From the listing below, copy word for word every line starting at the one that includes "Write a Python" and ending at the one that includes "msizes = [11, 12, 15]"; the pictures are omitted.

»»

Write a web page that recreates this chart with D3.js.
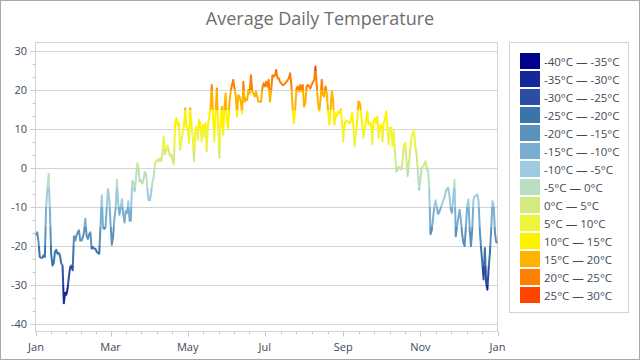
<!DOCTYPE html>
<html><head><meta charset="utf-8">
<script src="https://cdn.jsdelivr.net/npm/d3@7"></script>
<style>
html,body{margin:0;padding:0;background:#fff;}
svg{display:block;font-family:"Open Sans","Noto Sans",sans-serif;}
</style></head>
<body><svg id="chart" width="640" height="360"></svg>
<script>
// ---- data ----
const startDate = new Date(2023, 0, 1);
const temps = [
-17.3,-16.5,-19,-22.8,-23,-23,-22.4,-22.8,-10,-5.4,-1.5,-11,-22,-25,-24.5,-21.5,-21,-22,-21.8,-22.5,
-24.5,-25,-34.7,-32,-32.5,-30.9,-27.9,-25.4,-25,-26.2,-17.5,-18.6,-17.3,-16.5,-16,-18.6,-18.6,-17.8,-16.4,-13,
-17.3,-18.2,-17,-16.5,-20.7,-20.3,-20.7,-20.7,-21.5,-21.8,-22,-15,-7,-15.1,-15.6,-15.1,-10,-5.4,-8.3,-14.5,
-19.7,-17.5,-13,-10.5,-3,-9,-12,-10,-8,-12,-14,-11,-11.5,-8.5,-13.5,-13.5,-3.4,-3.4,-6,-3,
1.2,0.4,-3.5,-3,-4,-3,-1,-1.5,-5,-8.2,-8.3,-6.5,-3.8,-2.5,1,1.7,2.1,1.7,2.5,1.8,
3.5,8,3.5,4.5,5.8,4.5,3,3.5,2,1,11.5,12.8,11,11.5,4.7,6.8,9.2,10.5,
15.3,10.6,10.2,6.4,15.3,10.6,7.7,1.7,9.8,10.6,7.2,12.3,11.1,6.8,11.1,8.1,11.5,4.3,11.1,13,
15.3,21.3,14,6.8,14,20.4,11.1,2.6,11.9,15.7,8.5,15.3,19.1,11.9,10.2,17,19.6,21.3,22.6,20.5,
18.3,13.2,18.7,18.3,17,14,22.1,17,17.9,17.4,20,19.1,23.8,19.6,19.1,18.3,19.6,18.3,17,17,
17,20.4,
21.7,20.9,22.1,20.9,22.6,17,20,23.8,23.4,23.8,25.1,23,23,22.1,21.7,21.3,21.3,21.7,22.1,22.5,
23,24.3,21.3,15.3,11.5,15.3,20.4,20.9,19.6,21.3,19.6,21.3,15.7,16.6,20.9,21.3,20.9,20.4,21.3,22,
22.6,26,21.3,17,14.5,17.4,22.6,18.7,18.3,20.9,19.1,14.5,11.1,15.3,19.6,17.4,11.1,14,13.2,
14.5,14.1,15,12,6.8,11.1,12,12,12,11.5,12,14.1,10.7,5.6,9,12,17.1,16.7,14.5,11,
7.7,10.3,12,14.5,11.1,11.5,11.5,6,12,12.8,11.5,13.2,7.7,10.7,11.1,6.8,11.5,12.4,14.5,10,
6,10.3,10.3,5.6,9.4,3.4,-0.9,-0.4,0.4,0,-0.4,2.1,6,6.4,2.1,-2.1,1.3,4.7,7.7,9,
9.8,5.6,3.4,-0.9,-5.6,-3,0,0.4,
0.9,1.7,-0.4,0,-5.1,-17,-16,-13,-10,-8.3,-10,-11.8,-11.3,-10.3,-9.4,-8.5,-7.5,-6.2,-5.3,-5,
-7,-10.7,-11.5,-7.5,-3,-17.5,-15,-12.8,-10.7,-13.2,-16.7,-19.2,-20,-15,-9.8,-8.1,-15.8,-20,-15.8,-8.1,
-7.3,-7,-6.8,-8.5,-15.8,-20.5,-24.4,-28.6,-20.5,-29.5,-31.2,-25.6,-21.8,-15.8,-8.5,-9.8,-16.7,-19,-19.2
];
const bandLows = [-40,-35,-30,-25,-20,-15,-10,-5,0,5,10,15,20,25];
const bandColors = ["#00008b","#14289a","#2b4ea2","#3b73ab","#5a91bd","#79aed0","#9dcae0","#b9dfc1",
                    "#d5ea7e","#eef53c","#fff200","#ffb300","#ff7f00","#ff4500"];
const legendLabels = ["-40°C — -35°C","-35°C — -30°C","-30°C — -25°C","-25°C — -20°C","-20°C — -15°C",
  "-15°C — -10°C","-10°C — -5°C","-5°C — 0°C","0°C — 5°C","5°C — 10°C","10°C — 15°C",
  "15°C — 20°C","20°C — 25°C","25°C — 30°C"];
const yTickValues = [-40,-30,-20,-10,0,10,20,30];
const titleText = "Average Daily Temperature";

// ---- chart ----
const svg = d3.select("#chart");
const W = 640, H = 360;
const plot = {left: 35.5, right: 497.5, top: 42.5, bottom: 331.5};

svg.append("rect").attr("x",0.5).attr("y",0.5).attr("width",W-1).attr("height",H-1)
  .attr("fill","#fff").attr("stroke","#a9a9a9");

svg.append("text").attr("x",320).attr("y",25).attr("text-anchor","middle")
  .attr("font-size",18).attr("fill","#6e6e6e").text(titleText);

const data = temps.map((v,i)=>({date:d3.timeDay.offset(startDate,i), value:v}));
const x = d3.scaleTime().domain([startDate, new Date(2024,0,1)]).range([36, 497.5]);
const y = d3.scaleLinear().domain([-40,30]).range([324,51]);

// plot border
svg.append("rect").attr("x",plot.left).attr("y",plot.top)
  .attr("width",plot.right-plot.left).attr("height",plot.bottom-plot.top)
  .attr("fill","none").attr("stroke","#d3d3d3");

// gridlines
svg.append("g").selectAll("line").data(yTickValues).join("line")
  .attr("x1",plot.left).attr("x2",plot.right)
  .attr("y1",d=>Math.round(y(d))+0.5).attr("y2",d=>Math.round(y(d))+0.5)
  .attr("stroke","#d3d3d3");

// y axis ticks & labels
const yMinor = [];
yTickValues.slice(0,-1).forEach(t=>{ yMinor.push(t+10/3, t+20/3); });
svg.append("g").selectAll("line").data(yTickValues).join("line")
  .attr("x1",plot.left-5).attr("x2",plot.left)
  .attr("y1",d=>Math.round(y(d))+0.5).attr("y2",d=>Math.round(y(d))+0.5).attr("stroke","#c8c8c8");
svg.append("g").selectAll("line").data(yMinor).join("line")
  .attr("x1",plot.left-3).attr("x2",plot.left)
  .attr("y1",d=>Math.round(y(d))+0.5).attr("y2",d=>Math.round(y(d))+0.5).attr("stroke","#c8c8c8");
svg.append("g").selectAll("text").data(yTickValues).join("text")
  .attr("x",27).attr("y",d=>y(d)+4).attr("text-anchor","end")
  .attr("font-size",11).attr("fill","#3c4a5a").text(d=>d);

// x axis ticks & labels
const xTicks = x.ticks(d3.timeMonth.every(2));
const xMinor = [];
for (let i=0;i<xTicks.length-1;i++){
  const a = x(xTicks[i]), b = x(xTicks[i+1]);
  for (let k=1;k<5;k++) xMinor.push(a+(b-a)*k/5);
}
svg.append("g").selectAll("line").data(xTicks).join("line")
  .attr("x1",d=>Math.round(x(d))+0.5).attr("x2",d=>Math.round(x(d))+0.5)
  .attr("y1",plot.bottom).attr("y2",plot.bottom+5).attr("stroke","#c8c8c8");
svg.append("g").selectAll("line").data(xMinor).join("line")
  .attr("x1",d=>Math.round(d)+0.5).attr("x2",d=>Math.round(d)+0.5)
  .attr("y1",plot.bottom).attr("y2",plot.bottom+3).attr("stroke","#c8c8c8");
svg.append("g").selectAll("text").data(xTicks).join("text")
  .attr("x",d=>x(d)).attr("y",351).attr("text-anchor","middle")
  .attr("font-size",11).attr("fill","#3c4a5a").text(d3.timeFormat("%b"));

// gradient by value
const defs = svg.append("defs");
const grad = defs.append("linearGradient").attr("id","tempGrad")
  .attr("gradientUnits","userSpaceOnUse")
  .attr("x1",0).attr("x2",0).attr("y1",y(-40)).attr("y2",y(30));
bandLows.forEach((lo,i)=>{
  grad.append("stop").attr("offset",(lo+40)/70).attr("stop-color",bandColors[i]);
  grad.append("stop").attr("offset",(lo+5+40)/70).attr("stop-color",bandColors[i]);
});

const line = d3.line().x(d=>x(d.date)).y(d=>y(d.value));
svg.append("path").datum(data).attr("d",line)
  .attr("fill","none").attr("stroke","url(#tempGrad)").attr("stroke-width",2)
  .attr("stroke-linejoin","round");

// legend
const lg = svg.append("g");
lg.append("rect").attr("x",509.5).attr("y",42.5).attr("width",119).attr("height",270)
  .attr("fill","#fff").attr("stroke","#d3d3d3");
const items = lg.selectAll("g.item").data(legendLabels).join("g")
  .attr("transform",(d,i)=>`translate(520,${53+i*18})`);
items.append("rect").attr("width",20).attr("height",16).attr("fill",(d,i)=>bandColors[i]);
items.append("text").attr("x",24).attr("y",12.5).attr("font-size",11.5)
  .attr("fill","#3c4a5a").text(d=>d);
</script></body></html>
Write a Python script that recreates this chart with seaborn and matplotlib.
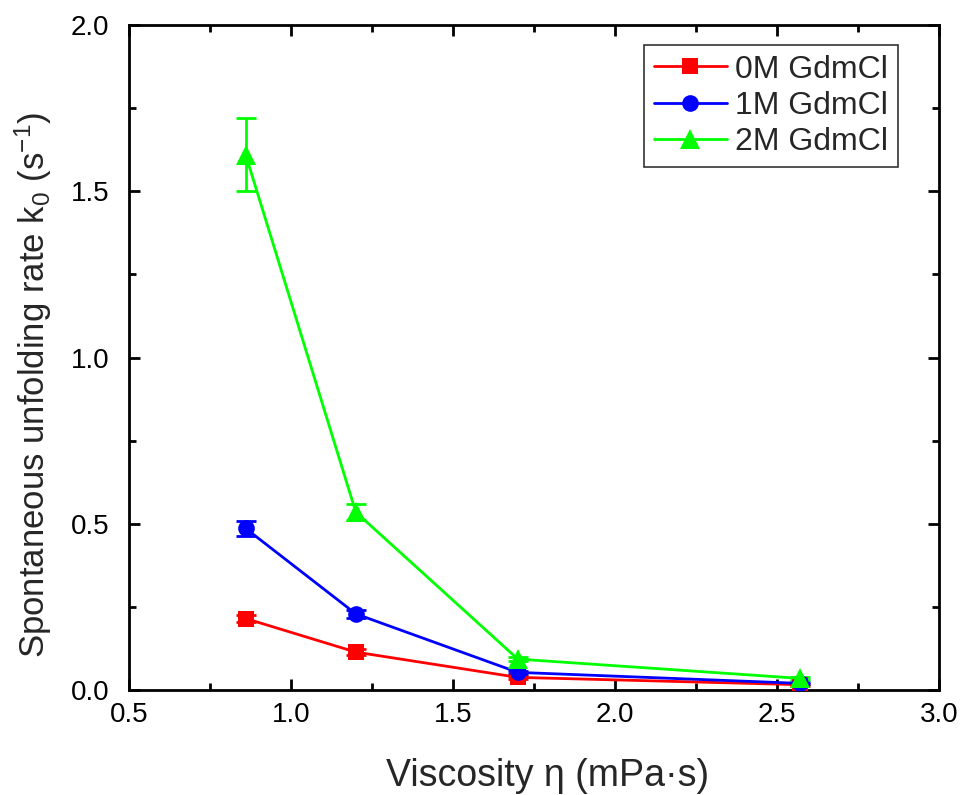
import matplotlib
matplotlib.use("Agg")
import matplotlib.pyplot as plt
import seaborn as sns
import pandas as pd
from matplotlib.ticker import MultipleLocator

viscosity = [0.86, 1.2, 1.7, 2.57]
k0_0M = [0.215, 0.114, 0.038, 0.016]
err_0M = [0.01, 0.008, 0.004, 0.003]
k0_1M = [0.486, 0.229, 0.053, 0.02]
err_1M = [0.022, 0.012, 0.005, 0.003]
k0_2M = [1.61, 0.535, 0.093, 0.035]
err_2M = [0.11, 0.025, 0.006, 0.004]
labels = ["0M GdmCl", "1M GdmCl", "2M GdmCl"]
colors = ["#ff0000", "#0000ff", "#00ff00"]
markers = ["s", "o", "^"]
msizes = [11, 12, 15]

sns.set_theme(style="ticks")
plt.rcParams['font.family'] = ['Liberation Sans', 'DejaVu Sans']
plt.rcParams['mathtext.default'] = 'regular'

rows = []
for lab, vals in zip(labels, [k0_0M, k0_1M, k0_2M]):
    for x, y in zip(viscosity, vals):
        rows.append({"eta": x, "k0": y, "series": lab})
df = pd.DataFrame(rows)

fig = plt.figure(figsize=(9.63, 7.95), dpi=100)
ax = fig.add_axes([129/963, 1-690/795, (939-129)/963, (690-25)/795])

for lab, vals, errs, c, m, ms in zip(labels, [k0_0M, k0_1M, k0_2M],
                                      [err_0M, err_1M, err_2M], colors, markers, msizes):
    ax.errorbar(viscosity, vals, yerr=errs, fmt='none', ecolor=c,
                elinewidth=2, capsize=7, capthick=2, zorder=2)
    sns.lineplot(data=df[df.series == lab], x="eta", y="k0", ax=ax,
                 color=c, marker=m, markersize=ms, markeredgewidth=0,
                 linewidth=2, label=lab, zorder=3)

ax.set_xlim(0.5, 3.0)
ax.set_ylim(0, 2.0)
ax.xaxis.set_major_locator(MultipleLocator(0.5))
ax.xaxis.set_minor_locator(MultipleLocator(0.25))
ax.yaxis.set_major_locator(MultipleLocator(0.5))
ax.yaxis.set_minor_locator(MultipleLocator(0.25))
ax.tick_params(which='both', direction='in', top=True, right=True,
               width=2, labelsize=20, colors='black')
ax.tick_params(which='major', length=8)
ax.tick_params(which='minor', length=5)
ax.tick_params(axis='x', which='major', pad=9)
ax.tick_params(axis='y', which='major', pad=14)
for s in ax.spines.values():
    s.set_linewidth(2)
    s.set_color('black')

ax.set_xlabel("Viscosity η (mPa·s)", fontsize=27)
ax.set_ylabel("Spontaneous unfolding rate k$_0$ (s$^{-1}$)", fontsize=25)
ax.xaxis.set_label_coords(0.517, -0.103)
ax.yaxis.set_label_coords(-0.093, 0.459)

leg = ax.legend(loc='upper right', bbox_to_anchor=(0.949, 0.970), fontsize=23,
                frameon=True, fancybox=False, edgecolor='black',
                handlelength=2.3, borderpad=0.3, labelspacing=0.2, handletextpad=0.25,
                borderaxespad=0)
leg.get_frame().set_linewidth(1.2)

fig.savefig("out.png", dpi=100)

««

- _TASK OUTPUT_
Write a Python script that recreates this chart with seaborn and matplotlib.
import matplotlib
matplotlib.use("Agg")
import matplotlib.pyplot as plt
import seaborn as sns
import pandas as pd
from matplotlib.ticker import MultipleLocator

viscosity = [0.86, 1.2, 1.7, 2.57]
k0_0M = [0.215, 0.114, 0.038, 0.016]
err_0M = [0.01, 0.008, 0.004, 0.003]
k0_1M = [0.486, 0.229, 0.053, 0.02]
err_1M = [0.022, 0.012, 0.005, 0.003]
k0_2M = [1.61, 0.535, 0.093, 0.035]
err_2M = [0.11, 0.025, 0.006, 0.004]
labels = ["0M GdmCl", "1M GdmCl", "2M GdmCl"]
colors = ["#ff0000", "#0000ff", "#00ff00"]
markers = ["s", "o", "^"]
msizes = [11, 12, 15]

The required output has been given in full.